### Given data
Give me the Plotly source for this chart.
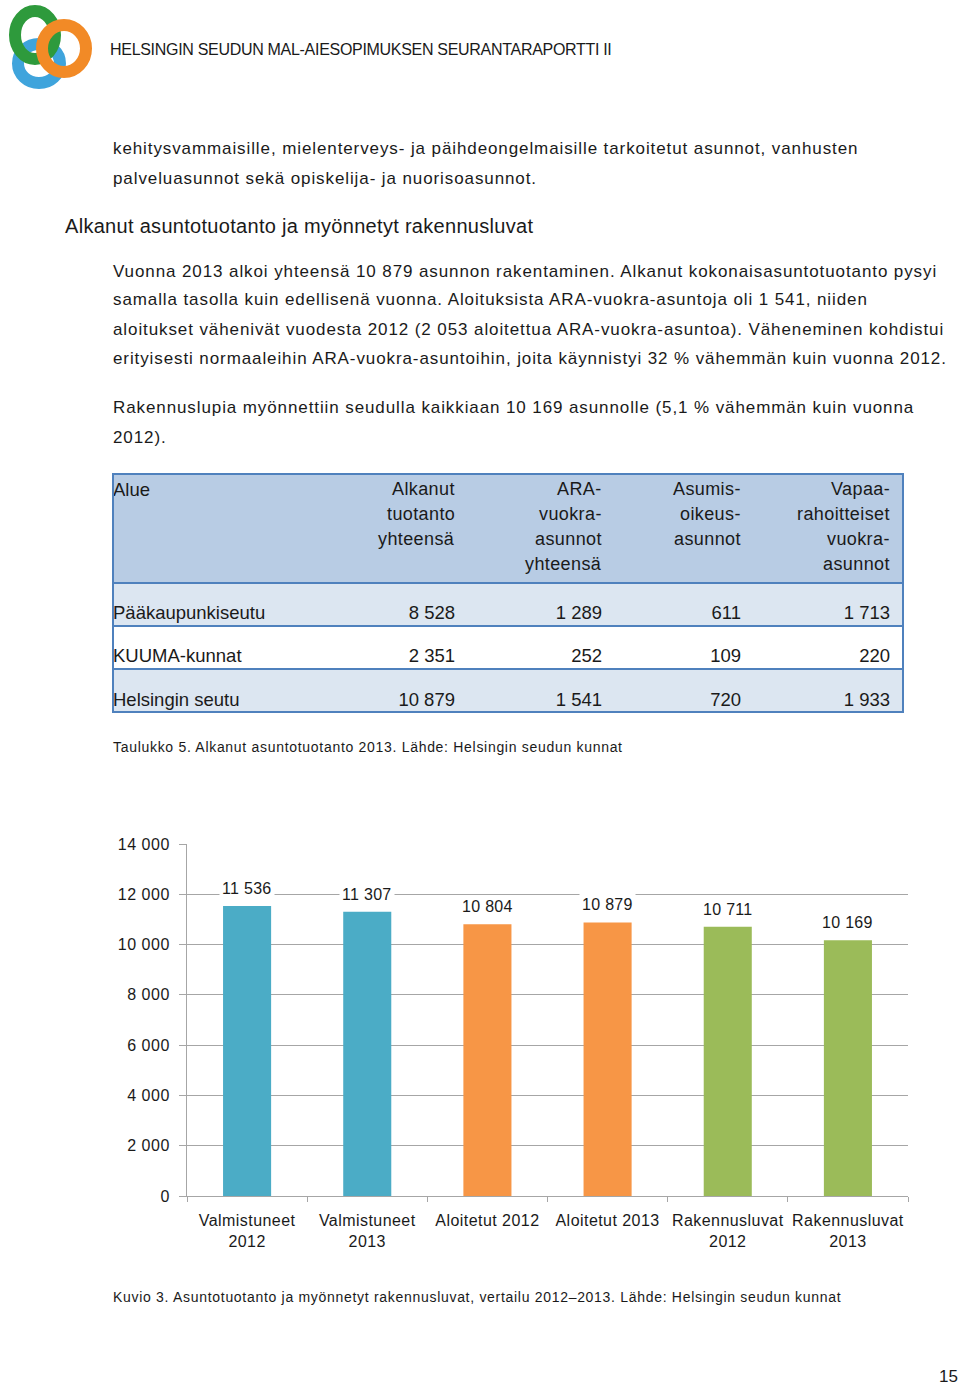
import plotly.graph_objects as go

W, H = 960, 1385

# --- dati ---
categories = ["Valmistuneet<br>2012", "Valmistuneet<br>2013", "Aloitetut 2012",
              "Aloitetut 2013", "Rakennusluvat<br>2012", "Rakennusluvat<br>2013"]
values = [11536, 11307, 10804, 10879, 10711, 10169]
bar_colors = ["#4BACC6", "#4BACC6", "#F79646", "#F79646", "#9BBB59", "#9BBB59"]
y_ticks = [0, 2000, 4000, 6000, 8000, 10000, 12000, 14000]

table_header = ["Alue", "Alkanut<br>tuotanto<br>yhteensä", "ARA-<br>vuokra-<br>asunnot<br>yhteensä",
                "Asumis-<br>oikeus-<br>asunnot", "Vapaa-<br>rahoitteiset<br>vuokra-<br>asunnot"]
regions = ["Pääkaupunkiseutu", "KUUMA-kunnat", "Helsingin seutu"]
alkanut = [8528, 2351, 10879]
ara = [1289, 252, 1541]
asumisoikeus = [611, 109, 720]
vapaa = [1713, 220, 1933]

page_lines = [
    (113, 149, 17, 0.9, "kehitysvammaisille, mielenterveys- ja päihdeongelmaisille tarkoitetut asunnot, vanhusten"),
    (113, 178, 17, 0.9, "palveluasunnot sekä opiskelija- ja nuorisoasunnot."),
    (65, 226, 20, 0.3, "Alkanut asuntotuotanto ja myönnetyt rakennusluvat"),
    (113, 271, 17, 0.9, "Vuonna 2013 alkoi yhteensä 10 879 asunnon rakentaminen. Alkanut kokonaisasuntotuotanto pysyi"),
    (113, 300, 17, 0.9, "samalla tasolla kuin edellisenä vuonna. Aloituksista ARA-vuokra-asuntoja oli 1 541, niiden"),
    (113, 329, 17, 0.9, "aloitukset vähenivät vuodesta 2012 (2 053 aloitettua ARA-vuokra-asuntoa). Väheneminen kohdistui"),
    (113, 358, 17, 0.9, "erityisesti normaaleihin ARA-vuokra-asuntoihin, joita käynnistyi 32 % vähemmän kuin vuonna 2012."),
    (113, 408, 17, 0.9, "Rakennuslupia myönnettiin seudulla kaikkiaan 10 169 asunnolle (5,1 % vähemmän kuin vuonna"),
    (113, 437, 17, 0.9, "2012)."),
    (113, 747, 14, 0.7, "Taulukko 5. Alkanut asuntotuotanto 2013. Lähde: Helsingin seudun kunnat"),
    (113, 1297, 14, 0.7, "Kuvio 3. Asuntotuotanto ja myönnetyt rakennusluvat, vertailu 2012–2013. Lähde: Helsingin seudun kunnat"),
    (110, 50, 16, -0.3, "HELSINGIN SEUDUN MAL-AIESOPIMUKSEN SEURANTARAPORTTI II"),
]


def fmt(v):
    return f"{v:,}".replace(",", " ")


def sp(t, ls):
    return f'<span style="letter-spacing:{ls}px">{t}</span>'


def px(x):
    return x / W


def py(y):
    return 1 - y / H


FONT = "Liberation Sans, Arial, sans-serif"
TXT = "#1a1a1a"
GRID = "#A6A6A6"
BLUE = "#4F81BD"

fig = go.Figure()

fig.add_trace(go.Bar(
    x=categories, y=values, marker=dict(color=bar_colors, line=dict(width=0)),
    width=0.4, showlegend=False, hoverinfo="y"
))

# taulukko
fig.add_trace(go.Table(
    domain=dict(x=[px(105), px(898)], y=[py(723), py(474)]),
    columnwidth=[195, 163, 147, 139, 149],
    header=dict(values=[table_header[0], "", "", "", ""], align="left",
                height=123, fill_color="rgba(0,0,0,0)", line=dict(width=0),
                font=dict(family=FONT, size=18.5, color=TXT)),
    cells=dict(values=[regions, [fmt(v) for v in alkanut], [fmt(v) for v in ara],
                       [fmt(v) for v in asumisoikeus], [fmt(v) for v in vapaa]],
               align=["left", "right", "right", "right", "right"],
               height=43.5, fill_color="rgba(0,0,0,0)", line=dict(width=0),
               font=dict(family=FONT, size=18.5, color=TXT)),
))

shapes = []
for y0, y1, col in [(474, 583, "#B8CCE4"), (583, 626, "#DCE6F1"), (669, 712, "#DCE6F1")]:
    shapes.append(dict(type="rect", xref="paper", yref="paper", x0=px(113), x1=px(903),
                       y0=py(y1), y1=py(y0), fillcolor=col, line=dict(width=0), layer="below"))
for yy in [583, 626, 669]:
    shapes.append(dict(type="line", xref="paper", yref="paper", x0=px(113), x1=px(903),
                       y0=py(yy), y1=py(yy), line=dict(color=BLUE, width=2)))
shapes.append(dict(type="rect", xref="paper", yref="paper", x0=px(113), x1=px(903),
                   y0=py(712), y1=py(474), line=dict(color=BLUE, width=2)))

# logo
for x0, x1, y0, y1, col in [(18, 60, 44, 83, "#3FA4DC"), (15, 55, 11, 59, "#2E9A3C"),
                            (42, 86, 25, 72, "#F28A26")]:
    shapes.append(dict(type="circle", xref="paper", yref="paper", x0=px(x0), x1=px(x1),
                       y0=py(y1), y1=py(y0), line=dict(color=col, width=12)))

annotations = []
for x, y, size, ls, t in page_lines:
    annotations.append(dict(xref="paper", yref="paper", x=px(x - 2), y=py(y), xanchor="left", yanchor="middle",
                            text=sp(t, ls), showarrow=False, font=dict(family=FONT, size=size, color=TXT)))
annotations.append(dict(xref="paper", yref="paper", x=px(960), y=py(1376), xanchor="right", yanchor="middle",
                        text="15", showarrow=False, font=dict(family=FONT, size=17, color=TXT)))

# taulukon otsikkorivin tekstit (oikealle tasattu rivi kerrallaan)
for right, head in zip([455, 602, 741, 890], table_header[1:]):
    for k, line in enumerate(head.split("<br>")):
        annotations.append(dict(xref="paper", yref="paper", x=px(right + 2), y=py(489 + 25 * k),
                                xanchor="right", yanchor="middle", text=sp(line, 0.4), showarrow=False,
                                font=dict(family=FONT, size=18, color=TXT)))

# arvot pylväiden päälle
for c, v in zip(categories, values):
    annotations.append(dict(x=c, y=v, xref="x", yref="y", yanchor="bottom", yshift=6,
                            text=sp(fmt(v), 0.3), showarrow=False, bgcolor="white", borderpad=2,
                            font=dict(family=FONT, size=16, color=TXT)))

fig.update_layout(
    width=W, height=H, margin=dict(l=0, r=0, t=0, b=0),
    paper_bgcolor="white", plot_bgcolor="white",
    font=dict(family=FONT, size=16, color=TXT),
    shapes=shapes, annotations=annotations,
    xaxis=dict(domain=[px(187), px(908)], type="category", automargin=False,
               tickvals=categories, ticktext=[sp(c, 0.45) for c in categories], tickangle=0,
               showline=True, linecolor=GRID, linewidth=1,
               ticks="outside", tickson="boundaries", ticklen=5, tickcolor=GRID,
               showgrid=False, ticklabelstandoff=10, tickfont=dict(size=16, color=TXT)),
    yaxis=dict(domain=[py(1196), py(844)], range=[0, 14000], automargin=False,
               tickvals=y_ticks, ticktext=[sp(fmt(v), 0.5) for v in y_ticks],
               showline=True, linecolor=GRID, linewidth=1, ticks="outside", ticklen=7, tickcolor=GRID,
               ticklabelstandoff=6,
               gridcolor=GRID, gridwidth=1, zeroline=False, tickfont=dict(size=16, color=TXT)),
    bargap=0.6,
)

fig.write_html("out.html", config={"displayModeBar": False},
               post_script="document.body.style.margin='0';")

### Task description
Pictures are excluded: retype only the lines from the beginning of the listing above through the line with "W, H = 960, 1385", both included.

### Answer
Give me the Plotly source for this chart.
import plotly.graph_objects as go

W, H = 960, 1385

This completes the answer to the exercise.